Director of Photography
David has filmed real war and “war zones”–Hurricanes Katrina and Rita. He had two assignments in Iraq and one in Kuwait. His work stateside has taken him to the Olympics in Atlanta, including filming the investigation of the tragic bombing there, multiple NCAA Final Fours, the Super Bowl, the Indy 500 and so much more. Besides Triton, his documentary photography has included Jukeboxer’s A Writer’s Roots: Kurt Vonnegut’s Indianapolis and work on an international violin competition and other arts events. David has shared a George Foster Peabody Award, and won bunches of regional Emmy Awards, a regional Edward R. Murrow Award and a state news photographer of the year award. While David has traveled extensively, he’s been based in West Palm Beach, Indianapolis, Nashville and now, Tampa.

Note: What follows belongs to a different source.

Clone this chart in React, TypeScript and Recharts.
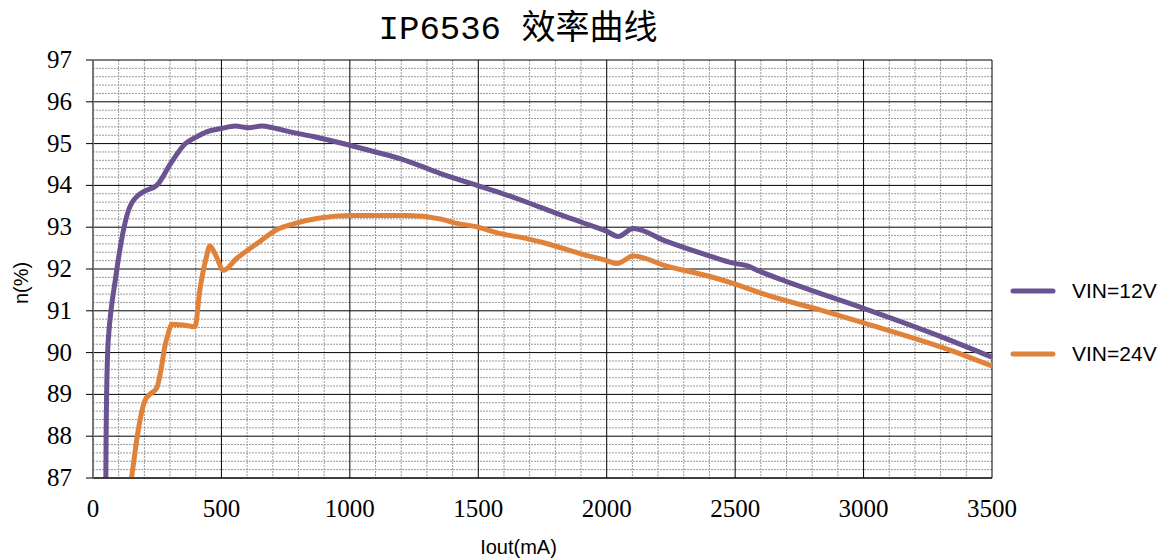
import React from "react";
import { LineChart, Line, XAxis, YAxis, CartesianGrid, Legend } from "recharts";

// VIN=12V curve: output current (mA) and efficiency (%)
const iout12 = [
  50, 51, 53, 57, 62, 70, 86, 103, 121, 138, 150, 170, 200, 248, 300, 358, 400, 442, 500, 553, 605,
  657, 700, 767, 858, 1000, 1100, 1201, 1351, 1500, 1597, 1740, 1818, 1896, 2000, 2045, 2103, 2233,
  2402, 2493, 2545, 2597, 2700, 2791, 3000, 3336, 3500,
];
const eff12 = [
  87, 88, 89, 90, 90.5, 91, 91.7, 92.4, 93.0, 93.4, 93.57, 93.73, 93.86, 94.0, 94.5, 94.99, 95.15,
  95.28, 95.36, 95.42, 95.38, 95.42, 95.38, 95.28, 95.17, 94.96, 94.8, 94.63, 94.29, 93.99, 93.8,
  93.48, 93.3, 93.13, 92.9, 92.78, 92.97, 92.66, 92.31, 92.14, 92.08, 91.94, 91.7, 91.5, 91.06,
  90.3, 89.89,
];

// VIN=24V curve
const iout24 = [
  150, 160, 170, 185, 202, 225, 248, 265, 280, 295, 306, 350, 397, 416, 440, 455, 480, 507, 559,
  650, 715, 780, 883, 1000, 1221, 1351, 1403, 1500, 1571, 1701, 1766, 1896, 2000, 2041, 2103, 2233,
  2402, 2500, 2622, 2830, 3000, 3336, 3500,
];
const eff24 = [
  87, 87.45, 87.9, 88.45, 88.85, 89.02, 89.15, 89.6, 90.15, 90.5, 90.68, 90.66, 90.62, 91.5, 92.25,
  92.55, 92.3, 91.97, 92.25, 92.66, 92.94, 93.08, 93.22, 93.28, 93.28, 93.2, 93.11, 93.0, 92.87,
  92.71, 92.61, 92.37, 92.2, 92.13, 92.31, 92.07, 91.82, 91.64, 91.38, 91.02, 90.71, 90.06, 89.68,
];

const xTicks = [0, 500, 1000, 1500, 2000, 2500, 3000, 3500];
const yTicks = [87, 88, 89, 90, 91, 92, 93, 94, 95, 96, 97];

const xMinor = [
  100, 200, 300, 400, 600, 700, 800, 900, 1100, 1200, 1300, 1400, 1600, 1700, 1800, 1900, 2100,
  2200, 2300, 2400, 2600, 2700, 2800, 2900, 3100, 3200, 3300, 3400,
];
const yMinor = [
  87.2, 87.4, 87.6, 87.8, 88.2, 88.4, 88.6, 88.8, 89.2, 89.4, 89.6, 89.8, 90.2, 90.4, 90.6, 90.8,
  91.2, 91.4, 91.6, 91.8, 92.2, 92.4, 92.6, 92.8, 93.2, 93.4, 93.6, 93.8, 94.2, 94.4, 94.6, 94.8,
  95.2, 95.4, 95.6, 95.8, 96.2, 96.4, 96.6, 96.8,
];

const data12 = iout12.map((i, k) => ({ i, eff: eff12[k] }));
const data24 = iout24.map((i, k) => ({ i, eff: eff24[k] }));

const PURPLE = "#6a5390";
const ORANGE = "#e0823a";
const SERIF = "Liberation Serif";
const SANS = "Liberation Sans";

function XTick({ x, y, payload }: any) {
  return (
    <text x={x} y={y + 18} textAnchor="middle" fontFamily={SERIF} fontSize={25} fill="#000">
      {payload.value}
    </text>
  );
}

function YTick({ x, y, payload }: any) {
  return (
    <text x={x} y={y} dy={8} textAnchor="end" fontFamily={SERIF} fontSize={25} fill="#000">
      {payload.value}
    </text>
  );
}

function YTitle({ viewBox }: any) {
  const cx = viewBox.x + 21;
  const cy = viewBox.y + viewBox.height / 2 + 14;
  return (
    <text
      x={cx}
      y={cy}
      transform={`rotate(-90, ${cx}, ${cy})`}
      textAnchor="middle"
      dominantBaseline="central"
      fontFamily={SANS}
      fontSize={20}
      fill="#000"
    >
      n(%)
    </text>
  );
}

function renderLegend({ payload }: any) {
  return (
    <div>
      {(payload || []).map((p: any) => (
        <div key={p.value} style={{ display: "flex", alignItems: "center", height: 63 }}>
          <svg width={50} height={10}>
            <line x1={5} x2={45} y1={5} y2={5} stroke={p.color} strokeWidth={5} strokeLinecap="round" />
          </svg>
          <span style={{ marginLeft: 14, fontSize: 21, fontFamily: SANS, color: "#000" }}>{p.value}</span>
        </div>
      ))}
    </div>
  );
}

export default function App() {
  return (
    <div style={{ position: "absolute", left: 0, top: 0, width: 1160, height: 559, background: "#fff" }}>
      <div
        style={{
          position: "absolute",
          left: 0,
          width: 1036,
          top: 8,
          textAlign: "center",
          fontSize: 34,
          lineHeight: "44px",
          fontFamily: "'Liberation Mono', 'Noto Sans CJK SC', monospace",
          color: "#000",
        }}
      >
        IP6536 效率曲线
      </div>
      <LineChart width={1160} height={559} margin={{ top: 60, right: 168, bottom: 11, left: 0 }}>
        <CartesianGrid
          horizontalValues={yMinor}
          verticalValues={xMinor}
          stroke="#9a9a9a"
          strokeDasharray="2 1"
          strokeWidth={1}
        />
        <CartesianGrid horizontalValues={yTicks} verticalValues={xTicks} stroke="#000" strokeWidth={1} />
        <XAxis
          type="number"
          dataKey="i"
          domain={[0, 3500]}
          ticks={xTicks}
          interval={0}
          height={70}
          tickSize={0}
          tickMargin={21}
          axisLine={{ stroke: "#000" }}
          tick={<XTick />}
          label={{
            value: "Iout(mA)",
            position: "insideBottom",
            offset: -6,
            dx: -24,
            style: { fontFamily: SANS, fontSize: 20, fill: "#000" },
          }}
        />
        <YAxis
          type="number"
          domain={[87, 97]}
          ticks={yTicks}
          interval={0}
          width={93}
          tickSize={7}
          tickMargin={14}
          axisLine={{ stroke: "#777", strokeWidth: 2 }}
          tickLine={{ stroke: "#000" }}
          tick={<YTick />}
          label={<YTitle />}
        />
        <Legend
          layout="vertical"
          align="center"
          verticalAlign="middle"
          wrapperStyle={{ left: 1008, top: 259, width: 152 }}
          content={renderLegend}
        />
        <Line
          data={data12}
          dataKey="eff"
          name="VIN=12V"
          type="monotone"
          stroke={PURPLE}
          strokeWidth={5}
          dot={false}
          isAnimationActive={false}
        />
        <Line
          data={data24}
          dataKey="eff"
          name="VIN=24V"
          type="monotone"
          stroke={ORANGE}
          strokeWidth={5}
          dot={false}
          isAnimationActive={false}
        />
      </LineChart>
    </div>
  );
}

Behind the scenes, Kris helps bring stories to life. She has spent a career adding words,
pictures and animations to the screen to help inform and entertain audiences of many genre.
Her specialties have included entire graphics packaging for Olympics, elections, Indy 500, news
series, Super Bowl and Indianapolis Circle of Lights, and show title sequences. Among her
Emmys, she shares one with Kevin Finch, “In The Child’s Best Interest,” where she art-directed
photo shoots, audio recordings and composited the final series graphics. She is happy to
reunite with Finch in his documentary work. In her years at NBC-affiliate WTHR, she was Senior
Designer and was primarily working on project-based packaging, but also managed a high
volume of print and digital media, like book publication, billboards and web graphics.